Rather than compete to make shorter films, why not animate images that were formerly static? All advertising aims to intrigue and engage, and this is not confined to traditional linear narrative, suggests GroupM. This matters especially given Facebook’s scale and level of consumer adoption. Advertisers have issues with autoplay (as opposed to user-initiated), and with data. Aggregate Moat scores across GroupM’s client base suggest no more than a fifth of ads are watched for more than two seconds.
Analysis by GroupM agency, Wavemaker, suggests conversion from impression to a three-second view is in continued decline. Advertisers should therefore vary their valuation of the platform to reflect actual video ad consumption. Facebook reasonably argues that its targeting is peerless, and advertisers succeed when they make better, more relevant ads suited to news feed, and optimize for measurable business outcomes. Facebook is doctrinaire about this. Its campaign set-up interface pretty much mandates an objective be chosen from awareness or site traffic or app installation. Note that most Facebook ad innovation is in Live, Stories and Messenger – all outside the scrolling feed.

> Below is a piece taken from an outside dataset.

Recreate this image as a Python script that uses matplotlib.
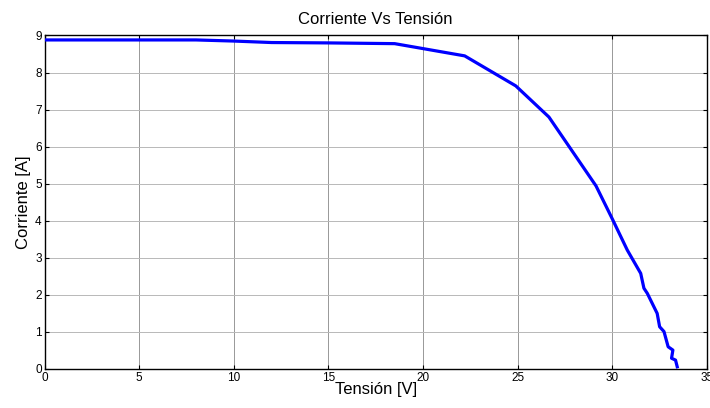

Recent moves at Facebook suggest it aims to capture more of the “traditional” video advertising formats. Facebook Live opened to all users in April 2016 to join the professionals Facebook had encouraged to produce live material to increase engagement on the platform. Facebook publishes no usage or monetisation data about Live. It seems Live’s commercial emphasis is now much reduced, and Facebook is more focused on long-form programming in general.
The August launch of Facebook Watch takes it into direct competition with YouTube and television. It is expected that advertising will be the only source of revenue, and programing will be firmly mainstream in terms of brand safety. Facebook is also slowly building a sports portfolio, including limited packages in Major League Baseball, The NFL and the UEFA Champions League – another indication of vibrant demand for content. Not even Facebook wins all the time; its $600 million bid to stream Indian Premier League Cricket failed.
Long-form programming and long-form advertising go together. It is highly likely Facebook will have a video product that launches from the news feed but is a linear viewing experience, so a much more television-like advertising experience.
This strategy is both bold and conservative: conservative in content, and bold in the potential for two billion users to move their TV time to Facebook in a big way. This is of profound significance to the entire industry and, in theory at least, could resemble the effect Craigslist and others had on newspapers at the turn of the millennium. While TV has made some progress in targeting it is not at the “people-based” granularity that Facebook can offer. We may witness a major disruption if by the end of 2018 Facebook has a large hour-a-day audience for ad-supported TV.
Many will reasonably ask “is this why people go to Facebook?” To which an answer might be that few expected the platform to grow as it has on the publication and sharing of news. Moving to long-form video reflects ambitions which stretch from communications to commerce, and customer service to content, with a goal to become the one-stop digital destination used by everyone, everywhere. The next two years will tell.